→ **Prompt**: Scan the listing below. Report each line that includes "picture".

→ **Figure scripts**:

***

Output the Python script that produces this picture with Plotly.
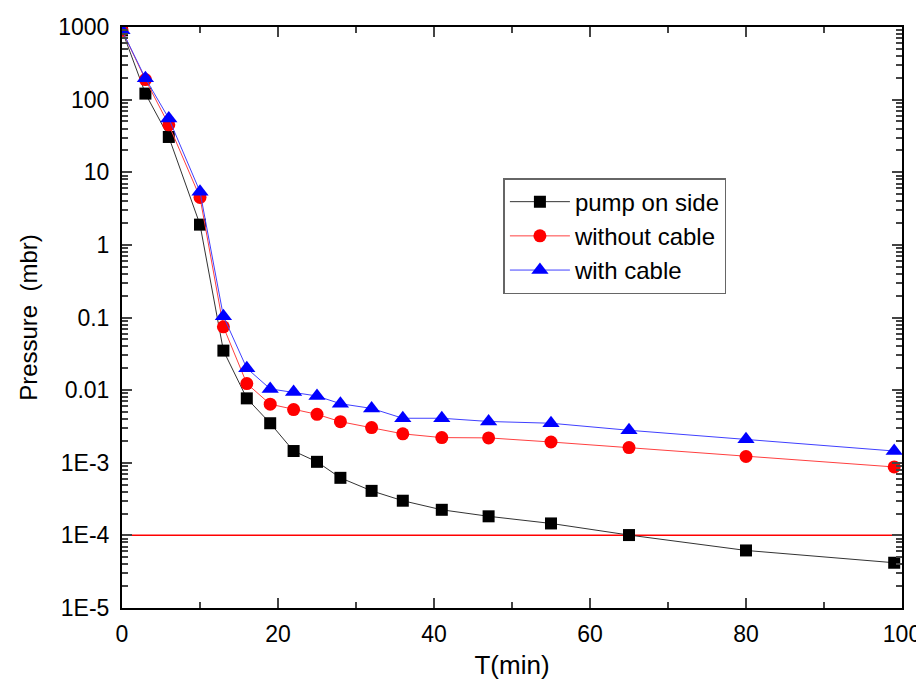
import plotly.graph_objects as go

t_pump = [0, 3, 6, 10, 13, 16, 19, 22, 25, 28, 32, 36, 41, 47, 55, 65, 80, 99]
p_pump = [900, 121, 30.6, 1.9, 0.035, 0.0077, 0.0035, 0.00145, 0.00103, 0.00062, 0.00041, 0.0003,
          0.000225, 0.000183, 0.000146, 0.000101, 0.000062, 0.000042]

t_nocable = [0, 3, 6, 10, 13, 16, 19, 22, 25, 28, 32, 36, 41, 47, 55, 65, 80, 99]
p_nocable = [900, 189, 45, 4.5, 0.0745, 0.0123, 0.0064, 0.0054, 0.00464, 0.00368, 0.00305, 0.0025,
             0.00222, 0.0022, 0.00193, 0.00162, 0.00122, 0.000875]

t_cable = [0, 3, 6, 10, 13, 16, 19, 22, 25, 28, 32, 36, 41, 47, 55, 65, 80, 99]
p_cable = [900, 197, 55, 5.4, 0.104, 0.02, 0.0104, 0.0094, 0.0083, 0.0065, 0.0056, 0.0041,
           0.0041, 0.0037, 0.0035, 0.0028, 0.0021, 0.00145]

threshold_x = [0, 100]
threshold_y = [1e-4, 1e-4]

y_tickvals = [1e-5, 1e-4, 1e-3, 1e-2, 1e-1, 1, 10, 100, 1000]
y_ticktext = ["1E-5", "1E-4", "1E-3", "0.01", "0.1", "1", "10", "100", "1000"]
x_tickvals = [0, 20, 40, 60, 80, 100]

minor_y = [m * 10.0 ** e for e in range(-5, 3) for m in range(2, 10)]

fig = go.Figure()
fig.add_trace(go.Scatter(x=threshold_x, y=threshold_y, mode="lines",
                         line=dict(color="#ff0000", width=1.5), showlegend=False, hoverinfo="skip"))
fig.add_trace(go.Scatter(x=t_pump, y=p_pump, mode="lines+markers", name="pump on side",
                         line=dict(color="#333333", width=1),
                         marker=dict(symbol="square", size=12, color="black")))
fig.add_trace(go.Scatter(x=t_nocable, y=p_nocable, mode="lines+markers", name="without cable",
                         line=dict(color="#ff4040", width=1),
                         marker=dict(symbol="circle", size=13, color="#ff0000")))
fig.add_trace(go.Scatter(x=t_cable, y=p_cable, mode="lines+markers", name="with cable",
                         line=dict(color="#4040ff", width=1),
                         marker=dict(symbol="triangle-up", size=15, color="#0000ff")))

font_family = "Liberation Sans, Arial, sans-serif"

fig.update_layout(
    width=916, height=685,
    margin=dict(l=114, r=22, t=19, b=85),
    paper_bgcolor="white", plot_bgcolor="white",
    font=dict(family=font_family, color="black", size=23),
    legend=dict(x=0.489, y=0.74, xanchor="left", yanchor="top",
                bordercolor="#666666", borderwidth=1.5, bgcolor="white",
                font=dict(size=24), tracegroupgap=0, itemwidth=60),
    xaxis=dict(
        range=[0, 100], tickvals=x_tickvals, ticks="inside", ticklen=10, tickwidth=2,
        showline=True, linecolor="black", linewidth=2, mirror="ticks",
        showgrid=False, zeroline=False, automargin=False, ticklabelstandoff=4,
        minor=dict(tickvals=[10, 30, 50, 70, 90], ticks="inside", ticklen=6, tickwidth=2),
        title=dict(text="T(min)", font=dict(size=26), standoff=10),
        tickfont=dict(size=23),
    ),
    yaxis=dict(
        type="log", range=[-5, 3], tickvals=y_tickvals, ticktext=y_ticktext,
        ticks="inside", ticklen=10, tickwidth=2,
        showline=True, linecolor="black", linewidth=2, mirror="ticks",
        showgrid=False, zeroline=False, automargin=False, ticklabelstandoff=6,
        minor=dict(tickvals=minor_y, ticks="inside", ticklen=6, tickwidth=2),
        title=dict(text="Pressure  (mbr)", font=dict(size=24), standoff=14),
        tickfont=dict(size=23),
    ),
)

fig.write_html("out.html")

***

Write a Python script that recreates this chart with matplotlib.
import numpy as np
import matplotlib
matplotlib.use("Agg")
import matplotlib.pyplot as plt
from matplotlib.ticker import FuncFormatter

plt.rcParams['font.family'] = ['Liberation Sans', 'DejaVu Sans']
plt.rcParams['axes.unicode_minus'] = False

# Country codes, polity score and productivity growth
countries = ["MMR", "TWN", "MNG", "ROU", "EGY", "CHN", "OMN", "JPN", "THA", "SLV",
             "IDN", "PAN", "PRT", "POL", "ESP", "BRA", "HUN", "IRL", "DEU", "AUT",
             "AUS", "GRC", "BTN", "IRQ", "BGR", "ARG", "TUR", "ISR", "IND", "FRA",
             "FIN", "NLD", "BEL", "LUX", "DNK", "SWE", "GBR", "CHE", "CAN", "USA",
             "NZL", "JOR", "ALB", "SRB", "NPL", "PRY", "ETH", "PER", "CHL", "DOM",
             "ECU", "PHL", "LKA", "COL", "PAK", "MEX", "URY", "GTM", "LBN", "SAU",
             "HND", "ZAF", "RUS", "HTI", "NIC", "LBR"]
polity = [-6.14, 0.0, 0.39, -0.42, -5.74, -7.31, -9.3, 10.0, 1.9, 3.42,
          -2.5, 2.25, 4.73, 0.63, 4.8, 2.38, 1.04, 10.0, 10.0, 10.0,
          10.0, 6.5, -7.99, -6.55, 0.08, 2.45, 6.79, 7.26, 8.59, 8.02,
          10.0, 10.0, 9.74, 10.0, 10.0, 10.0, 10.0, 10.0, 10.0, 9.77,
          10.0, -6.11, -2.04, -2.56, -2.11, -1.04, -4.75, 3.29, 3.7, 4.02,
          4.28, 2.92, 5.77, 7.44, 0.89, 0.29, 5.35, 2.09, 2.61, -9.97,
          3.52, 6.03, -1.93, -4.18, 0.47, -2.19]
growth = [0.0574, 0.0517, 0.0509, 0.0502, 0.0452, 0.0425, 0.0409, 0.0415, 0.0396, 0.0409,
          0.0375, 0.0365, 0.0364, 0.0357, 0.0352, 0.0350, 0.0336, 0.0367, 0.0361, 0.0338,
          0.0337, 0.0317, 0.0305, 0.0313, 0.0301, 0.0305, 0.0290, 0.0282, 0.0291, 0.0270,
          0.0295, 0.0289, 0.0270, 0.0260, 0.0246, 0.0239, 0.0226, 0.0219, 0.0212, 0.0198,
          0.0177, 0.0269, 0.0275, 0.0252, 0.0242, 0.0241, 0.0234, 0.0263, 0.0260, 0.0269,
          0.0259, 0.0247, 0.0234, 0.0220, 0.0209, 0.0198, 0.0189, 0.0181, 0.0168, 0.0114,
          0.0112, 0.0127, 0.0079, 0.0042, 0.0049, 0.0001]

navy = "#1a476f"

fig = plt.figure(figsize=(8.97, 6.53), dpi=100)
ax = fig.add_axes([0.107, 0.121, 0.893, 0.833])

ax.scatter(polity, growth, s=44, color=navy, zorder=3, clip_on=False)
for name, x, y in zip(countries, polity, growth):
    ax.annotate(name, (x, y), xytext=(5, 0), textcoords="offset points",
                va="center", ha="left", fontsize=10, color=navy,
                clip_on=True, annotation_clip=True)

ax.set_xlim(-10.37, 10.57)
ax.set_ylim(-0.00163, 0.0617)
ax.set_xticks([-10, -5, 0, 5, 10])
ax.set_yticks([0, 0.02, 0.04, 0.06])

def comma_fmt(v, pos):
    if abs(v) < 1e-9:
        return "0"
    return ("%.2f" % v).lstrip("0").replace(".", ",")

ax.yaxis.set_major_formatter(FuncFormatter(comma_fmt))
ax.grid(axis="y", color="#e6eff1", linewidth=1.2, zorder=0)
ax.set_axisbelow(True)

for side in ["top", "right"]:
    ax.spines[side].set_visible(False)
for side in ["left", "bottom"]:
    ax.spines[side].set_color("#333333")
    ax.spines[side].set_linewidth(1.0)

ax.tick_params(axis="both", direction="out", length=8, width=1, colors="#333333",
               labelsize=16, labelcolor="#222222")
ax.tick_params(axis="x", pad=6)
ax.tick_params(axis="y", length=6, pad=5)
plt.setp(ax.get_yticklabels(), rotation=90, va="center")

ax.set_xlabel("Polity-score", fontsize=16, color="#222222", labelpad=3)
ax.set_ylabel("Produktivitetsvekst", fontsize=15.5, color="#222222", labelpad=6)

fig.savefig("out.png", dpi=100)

***

→ **Answer**:
Output the Python script that produces this picture with Plotly.

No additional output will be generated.